High school grads on their way to college — as well as returning college students — just got a bit of a financial gift.
Interest rates on new federal student loans made on or after July 1 will be lower than they are now. It’s the first rate cut in three years.
Rates will decrease by 0.516 percentage points for new federal student loans made on or after July 1 through June 30, 2020.
The new fixed interest rates will be 4.529 percent on the Federal Stafford loan for undergraduate students.
The rate is 6.079 percent for the Federal Stafford loan for graduate students and 7.079 percent for the Federal Grad PLUS and Federal Parent PLUS loans.
It’s not a huge savings but it’s real money.
The lower rates would drive the monthly loan payments down by about 2.4 percent, assuming a 10-year repayment term, according to Mark Kantrowitz, publisher and vice president of research for Savingforcollege.com.
“For most borrowers,” he said, “that yields a decrease of just a few dollars a month.”

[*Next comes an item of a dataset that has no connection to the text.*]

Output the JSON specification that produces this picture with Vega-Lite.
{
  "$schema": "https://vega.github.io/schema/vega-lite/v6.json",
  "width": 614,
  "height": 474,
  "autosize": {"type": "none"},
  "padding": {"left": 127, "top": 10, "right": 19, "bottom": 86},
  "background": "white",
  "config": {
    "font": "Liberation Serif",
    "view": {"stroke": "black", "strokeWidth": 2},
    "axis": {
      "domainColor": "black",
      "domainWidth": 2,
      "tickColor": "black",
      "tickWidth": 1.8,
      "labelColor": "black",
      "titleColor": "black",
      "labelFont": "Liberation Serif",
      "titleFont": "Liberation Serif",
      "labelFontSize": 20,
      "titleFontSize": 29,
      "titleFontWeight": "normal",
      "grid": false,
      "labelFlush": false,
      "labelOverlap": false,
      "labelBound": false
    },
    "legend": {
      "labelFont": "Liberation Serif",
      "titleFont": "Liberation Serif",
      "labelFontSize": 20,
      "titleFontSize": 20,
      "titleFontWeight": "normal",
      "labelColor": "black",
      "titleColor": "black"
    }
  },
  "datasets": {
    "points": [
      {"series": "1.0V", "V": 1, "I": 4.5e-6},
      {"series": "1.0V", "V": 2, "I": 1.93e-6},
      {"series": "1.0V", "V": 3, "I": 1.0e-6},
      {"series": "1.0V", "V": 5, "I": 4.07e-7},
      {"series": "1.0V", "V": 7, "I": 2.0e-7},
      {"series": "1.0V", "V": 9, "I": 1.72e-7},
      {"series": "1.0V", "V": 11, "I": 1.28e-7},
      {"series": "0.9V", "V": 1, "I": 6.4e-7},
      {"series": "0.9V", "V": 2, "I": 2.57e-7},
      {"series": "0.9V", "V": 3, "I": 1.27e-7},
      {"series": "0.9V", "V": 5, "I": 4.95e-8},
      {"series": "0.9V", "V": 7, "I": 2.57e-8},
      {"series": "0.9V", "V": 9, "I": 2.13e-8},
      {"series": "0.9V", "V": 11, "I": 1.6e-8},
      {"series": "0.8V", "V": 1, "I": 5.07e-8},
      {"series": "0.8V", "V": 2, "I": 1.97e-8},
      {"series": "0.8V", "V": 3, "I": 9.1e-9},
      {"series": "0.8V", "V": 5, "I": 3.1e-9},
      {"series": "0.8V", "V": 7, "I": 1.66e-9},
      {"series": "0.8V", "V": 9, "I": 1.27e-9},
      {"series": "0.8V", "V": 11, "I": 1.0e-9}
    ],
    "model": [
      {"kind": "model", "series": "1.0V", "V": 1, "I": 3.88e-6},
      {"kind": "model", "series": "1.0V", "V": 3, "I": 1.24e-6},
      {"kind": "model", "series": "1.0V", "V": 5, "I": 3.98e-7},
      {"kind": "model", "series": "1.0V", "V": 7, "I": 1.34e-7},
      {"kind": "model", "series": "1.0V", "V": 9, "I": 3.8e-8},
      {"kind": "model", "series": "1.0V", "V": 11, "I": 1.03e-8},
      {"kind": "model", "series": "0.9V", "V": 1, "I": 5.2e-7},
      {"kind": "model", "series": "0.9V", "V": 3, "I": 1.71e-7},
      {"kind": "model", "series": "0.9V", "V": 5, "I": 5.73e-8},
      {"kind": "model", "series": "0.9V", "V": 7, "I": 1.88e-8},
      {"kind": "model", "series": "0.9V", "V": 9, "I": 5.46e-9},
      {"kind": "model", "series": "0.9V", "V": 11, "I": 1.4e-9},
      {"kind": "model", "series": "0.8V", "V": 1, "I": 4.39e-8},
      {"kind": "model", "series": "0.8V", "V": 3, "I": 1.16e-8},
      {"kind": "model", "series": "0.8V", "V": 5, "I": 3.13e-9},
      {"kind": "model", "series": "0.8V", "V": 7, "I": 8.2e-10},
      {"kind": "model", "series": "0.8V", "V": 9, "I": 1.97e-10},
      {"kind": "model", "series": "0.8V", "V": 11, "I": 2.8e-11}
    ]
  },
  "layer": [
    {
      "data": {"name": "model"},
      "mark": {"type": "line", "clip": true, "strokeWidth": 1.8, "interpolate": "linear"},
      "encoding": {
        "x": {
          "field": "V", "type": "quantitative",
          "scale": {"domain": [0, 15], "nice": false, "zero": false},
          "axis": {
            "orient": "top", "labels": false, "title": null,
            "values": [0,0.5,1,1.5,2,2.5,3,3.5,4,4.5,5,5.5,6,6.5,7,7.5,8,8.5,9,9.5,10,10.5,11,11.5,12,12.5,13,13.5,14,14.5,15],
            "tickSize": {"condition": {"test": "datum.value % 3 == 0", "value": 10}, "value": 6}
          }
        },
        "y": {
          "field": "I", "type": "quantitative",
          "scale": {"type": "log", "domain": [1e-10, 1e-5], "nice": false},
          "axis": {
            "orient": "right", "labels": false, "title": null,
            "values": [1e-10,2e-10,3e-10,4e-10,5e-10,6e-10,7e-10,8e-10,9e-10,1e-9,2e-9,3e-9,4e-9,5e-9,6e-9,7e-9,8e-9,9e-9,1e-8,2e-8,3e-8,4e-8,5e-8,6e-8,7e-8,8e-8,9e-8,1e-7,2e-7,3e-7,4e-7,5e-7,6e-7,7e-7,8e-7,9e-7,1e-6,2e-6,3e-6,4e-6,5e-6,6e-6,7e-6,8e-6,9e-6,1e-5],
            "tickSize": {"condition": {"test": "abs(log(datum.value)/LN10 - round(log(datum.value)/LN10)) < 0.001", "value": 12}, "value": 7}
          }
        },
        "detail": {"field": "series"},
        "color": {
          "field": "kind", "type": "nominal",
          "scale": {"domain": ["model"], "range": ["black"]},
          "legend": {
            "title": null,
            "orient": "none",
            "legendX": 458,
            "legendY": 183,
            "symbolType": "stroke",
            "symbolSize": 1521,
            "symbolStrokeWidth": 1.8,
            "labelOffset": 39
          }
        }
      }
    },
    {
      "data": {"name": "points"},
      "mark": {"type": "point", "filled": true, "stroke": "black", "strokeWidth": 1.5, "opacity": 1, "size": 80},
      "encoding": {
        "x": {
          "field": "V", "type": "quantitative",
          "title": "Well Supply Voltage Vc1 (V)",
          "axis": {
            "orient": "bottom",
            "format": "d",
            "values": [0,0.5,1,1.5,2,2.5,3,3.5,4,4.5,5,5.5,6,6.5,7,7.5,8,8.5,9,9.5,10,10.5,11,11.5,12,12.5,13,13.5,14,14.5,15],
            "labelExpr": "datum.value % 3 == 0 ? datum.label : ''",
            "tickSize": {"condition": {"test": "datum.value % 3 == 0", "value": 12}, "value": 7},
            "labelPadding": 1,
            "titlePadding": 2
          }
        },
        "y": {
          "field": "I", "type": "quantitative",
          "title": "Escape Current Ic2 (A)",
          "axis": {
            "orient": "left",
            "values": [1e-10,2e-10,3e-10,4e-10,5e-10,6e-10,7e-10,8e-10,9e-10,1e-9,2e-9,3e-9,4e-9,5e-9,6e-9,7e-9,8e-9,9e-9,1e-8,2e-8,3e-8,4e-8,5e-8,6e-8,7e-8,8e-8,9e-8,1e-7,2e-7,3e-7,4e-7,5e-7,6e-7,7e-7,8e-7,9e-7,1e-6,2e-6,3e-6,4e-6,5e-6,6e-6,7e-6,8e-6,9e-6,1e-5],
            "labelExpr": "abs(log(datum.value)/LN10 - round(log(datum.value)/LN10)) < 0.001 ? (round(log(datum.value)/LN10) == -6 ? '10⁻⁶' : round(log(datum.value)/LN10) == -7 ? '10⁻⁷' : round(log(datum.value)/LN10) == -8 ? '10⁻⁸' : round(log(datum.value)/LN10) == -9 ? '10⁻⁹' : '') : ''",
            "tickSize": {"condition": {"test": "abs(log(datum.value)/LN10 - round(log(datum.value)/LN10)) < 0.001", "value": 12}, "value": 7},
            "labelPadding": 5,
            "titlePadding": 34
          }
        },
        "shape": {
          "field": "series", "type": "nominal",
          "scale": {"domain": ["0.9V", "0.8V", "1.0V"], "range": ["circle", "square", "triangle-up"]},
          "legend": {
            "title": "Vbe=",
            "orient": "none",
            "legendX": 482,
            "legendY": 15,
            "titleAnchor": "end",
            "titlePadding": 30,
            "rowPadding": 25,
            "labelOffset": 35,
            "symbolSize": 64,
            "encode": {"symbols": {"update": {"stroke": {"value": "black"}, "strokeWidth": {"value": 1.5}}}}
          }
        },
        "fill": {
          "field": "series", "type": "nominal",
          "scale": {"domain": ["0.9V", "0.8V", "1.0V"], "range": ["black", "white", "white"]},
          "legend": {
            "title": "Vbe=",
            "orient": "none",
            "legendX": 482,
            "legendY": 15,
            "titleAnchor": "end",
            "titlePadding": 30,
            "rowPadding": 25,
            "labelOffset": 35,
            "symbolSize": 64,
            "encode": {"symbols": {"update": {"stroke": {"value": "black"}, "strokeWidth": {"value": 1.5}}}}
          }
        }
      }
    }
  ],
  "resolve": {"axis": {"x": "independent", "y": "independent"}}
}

“The typical borrower will save $2 to $3 a month or about $300 in total, assuming a 10-year repayment plan,” Kantrowitz said.
The new rates do not apply to existing loans. The new rates do not apply to private student loans; the interest rates on private student loans typically change monthly, even for fixed interest rates, Kantrowitz said.
Kantrowitz noted that the interest rates on federal education loans are fixed, which means they remain the same during the life of the loan.
Each year’s new federal students loans have a new interest rate, which is based on the high yield of the last 10-year Treasury Note auction in May.
Through time, of course, students can save a good deal of money with lower rates. The average savings on federal student loans taken out during the 2019-20 academic year will range from $199 for undergraduates to $805 for graduate students taking out PLUS loans, according to Credible.com.
The $199 estimate is based on loans taken out in 2019-20, based on average annual borrowing of $6,570 for undergraduate students. The estimated $805 in savings for graduate students is based on average annual borrowing of $24,810.
To save more money, of course, students need to continue to watch how much money they’re borrowing.
Kantrowitz offers these tips:
- Remember, every dollar you borrow will cost about $2 by the time you repay the debt, given the typical mix of repayment plans and capitalization of interest that accrues during the in-school period.
- “Every dollar you save is a dollar less you’ll have to borrow,” he said. He noted that the new rate is 4.529 percent — so it should remind families about the benefits of putting money in college-related, tax-advantaged 529 savings plans.
- Some private student loans will reduce the interest rate on your private student loans if you agree to make interest-only or fixed payments, say $25 per month, during the in-school and grace periods.
- Paying on federal and private student loans while in college can reduce the interest that is capitalized. But, there’s a trade-off between paying the interest during the in-school period and borrowing less in subsequent years. Would you be able to save more to take on less debt next year in school?
- You can save money on both federal and private student loans by agreeing to repay your student loans by auto-debit, where the monthly payment is automatically transferred from your bank account to the lender. Most lenders will reduce your interest rate by 0.25 percent or 0.50 percent.